L'ancien chef de cabinet du premier ministre Stephen Harper, Nigel Wright, a affirmé lors de son témoignage très attendu hier qu'il n'avait pas informé son patron du plan de rembourser discrètement Mike Duffy après qu'il eut lui-même remboursé le Sénat pour ses frais de subsistance réclamés en trop.

Lors de sa première journée à la barre des témoins, M. Wright a expliqué les circonstances entourant le fameux courriel du 22 février 2013, dans lequel il a écrit à des subalternes que le premier ministre Harper avait donné son aval au plan de remboursement («We're good to go from the PM»).

Stephen Harper a toujours maintenu qu'il n'était pas au courant à l'époque du fait que l'entente conclue entre certains de ses employés et le sénateur Duffy prévoyait que ce dernier rembourserait le Sénat pour les frais de subsistance réclamés en trop, mais qu'il se ferait en retour rembourser par le Parti conservateur ou par Nigel Wright.

M. Wright a expliqué qu'il souhaitait plutôt faire approuver par le premier ministre les lignes de presse pour expliquer au public la décision du sénateur dans ce dossier déjà controversé. Il voulait aussi s'assurer qu'en mettant ainsi de la pression sur un membre du caucus pour qu'il rembourse les contribuables, alors qu'il plaidait son innocence, il n'établisse pas de dangereux précédent.

«Avez-vous fait part au premier ministre du fait que l'entente prévoyait que c'est le parti qui ferait le paiement?», lui a demandé le procureur de la Couronne, Jason Neubauer.

«Non, a répondu Nigel Wright. Je n'impliquais jamais le premier ministre [...] quant à savoir si le Fonds [conservateur] couvrirait ou non les honoraires judiciaires de membres du caucus ou de ministres dans différentes situations. Ce n'étaient jamais des conversations ou des décisions dans lesquelles nous impliquions le premier ministre.»

Refus du parti

La somme due par le sénateur suspendu est passée par la suite de 32 000 à 90 000$, et le grand argentier du Parti conservateur, Irving Gerstein, a refusé de la payer. M. Wright a alors décidé de prendre la somme dans son propre compte de banque. Il a expliqué qu'il jugeait «inappropriées» les demandes de remboursement de dizaines de milliers de dollars présentées par M. Duffy au Sénat sur la base que sa résidence d'Ottawa était sa résidence principale. M. Duffy, un journaliste parlementaire jusqu'à sa nomination à la Chambre haute en 2008, habitait Ottawa depuis des décennies.

«Le sénateur s'était engagé à suivre un processus et j'avais l'obligation de respecter mes obligations», a ajouté cet avocat de formation devant le juge Charles Vaillancourt au palais de justice d'Ottawa.

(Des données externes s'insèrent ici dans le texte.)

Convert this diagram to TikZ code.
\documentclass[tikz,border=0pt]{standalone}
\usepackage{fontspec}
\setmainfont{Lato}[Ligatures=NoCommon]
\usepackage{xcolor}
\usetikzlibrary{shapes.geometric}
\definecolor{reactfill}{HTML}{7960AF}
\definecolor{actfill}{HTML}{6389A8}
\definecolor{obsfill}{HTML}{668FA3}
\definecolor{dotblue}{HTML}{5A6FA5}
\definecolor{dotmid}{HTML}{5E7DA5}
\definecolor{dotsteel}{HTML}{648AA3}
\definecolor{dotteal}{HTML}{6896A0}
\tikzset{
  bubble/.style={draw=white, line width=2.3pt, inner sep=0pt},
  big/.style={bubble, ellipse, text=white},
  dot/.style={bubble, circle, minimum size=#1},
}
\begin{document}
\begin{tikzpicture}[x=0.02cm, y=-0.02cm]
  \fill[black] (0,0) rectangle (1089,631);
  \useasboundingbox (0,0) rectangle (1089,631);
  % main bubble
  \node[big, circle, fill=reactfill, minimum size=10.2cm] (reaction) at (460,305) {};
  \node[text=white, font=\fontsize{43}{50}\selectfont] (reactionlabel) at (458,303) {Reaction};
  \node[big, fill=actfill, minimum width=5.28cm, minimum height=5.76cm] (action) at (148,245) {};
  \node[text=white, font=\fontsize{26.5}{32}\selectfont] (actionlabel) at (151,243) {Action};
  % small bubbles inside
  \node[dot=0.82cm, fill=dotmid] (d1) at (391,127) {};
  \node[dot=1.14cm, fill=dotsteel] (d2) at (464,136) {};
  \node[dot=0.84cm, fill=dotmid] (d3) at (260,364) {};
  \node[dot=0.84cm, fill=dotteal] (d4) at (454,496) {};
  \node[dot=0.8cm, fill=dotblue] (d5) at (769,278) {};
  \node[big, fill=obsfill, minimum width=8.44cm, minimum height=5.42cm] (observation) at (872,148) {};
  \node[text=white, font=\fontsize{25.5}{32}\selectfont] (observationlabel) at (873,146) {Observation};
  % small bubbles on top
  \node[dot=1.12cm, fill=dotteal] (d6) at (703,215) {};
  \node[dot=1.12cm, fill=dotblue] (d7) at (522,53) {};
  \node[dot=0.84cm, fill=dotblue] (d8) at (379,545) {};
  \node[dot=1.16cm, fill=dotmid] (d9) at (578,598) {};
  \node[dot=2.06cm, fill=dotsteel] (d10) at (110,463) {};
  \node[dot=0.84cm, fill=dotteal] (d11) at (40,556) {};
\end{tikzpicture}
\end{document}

Le témoin, qui est indépendant de fortune, a précisé qu'il lui arrivait fréquemment de débourser des sommes considérables au gouvernement sans se faire rembourser par les contribuables, pour organiser des événements avec ses employés, par exemple. Il a reconnu que la somme était importante, mais que ce paiement n'allait pas toucher son patrimoine de manière significative.

À l'époque, M. Duffy maintenait dans les coulisses qu'il n'avait rien à se reprocher puisque les règles n'étaient pas assez claires, a relaté M. Wright hier. Il résistait aux pressions pour qu'il remette l'argent réclamé prétendument à tort. Il a même tenté de convaincre le premier ministre au terme d'une réunion du caucus conservateur le 14 février 2013. Mais ce denier s'est rangé aux arguments de son chef de cabinet et lui a ordonné de rembourser les contribuables.

31 chefs d'accusation

Mike Duffy fait face à 31 chefs d'accusation de fraude et de corruption en lien avec ces réclamations de frais de subsistance et l'utilisation de son budget de bureau pour des dépenses non reliées à ses activités parlementaires. Il est aussi accusé de corruption d'un fonctionnaire et de fraude envers le gouvernement pour avoir accepté le chèque de 90 000$ du chef de cabinet du premier ministre. Il a plaidé non coupable à toutes ces accusations.

L'interrogatoire de la Couronne doit se terminer demain matin. Il sera suivi du contre-interrogatoire par Donald Bayne, l'avocat de l'accusé. Ce contre-interrogatoire pourrait durer plusieurs jours: Me Bayne a eu jusqu'ici l'habitude de s'attarder aux moindres détails du dossier.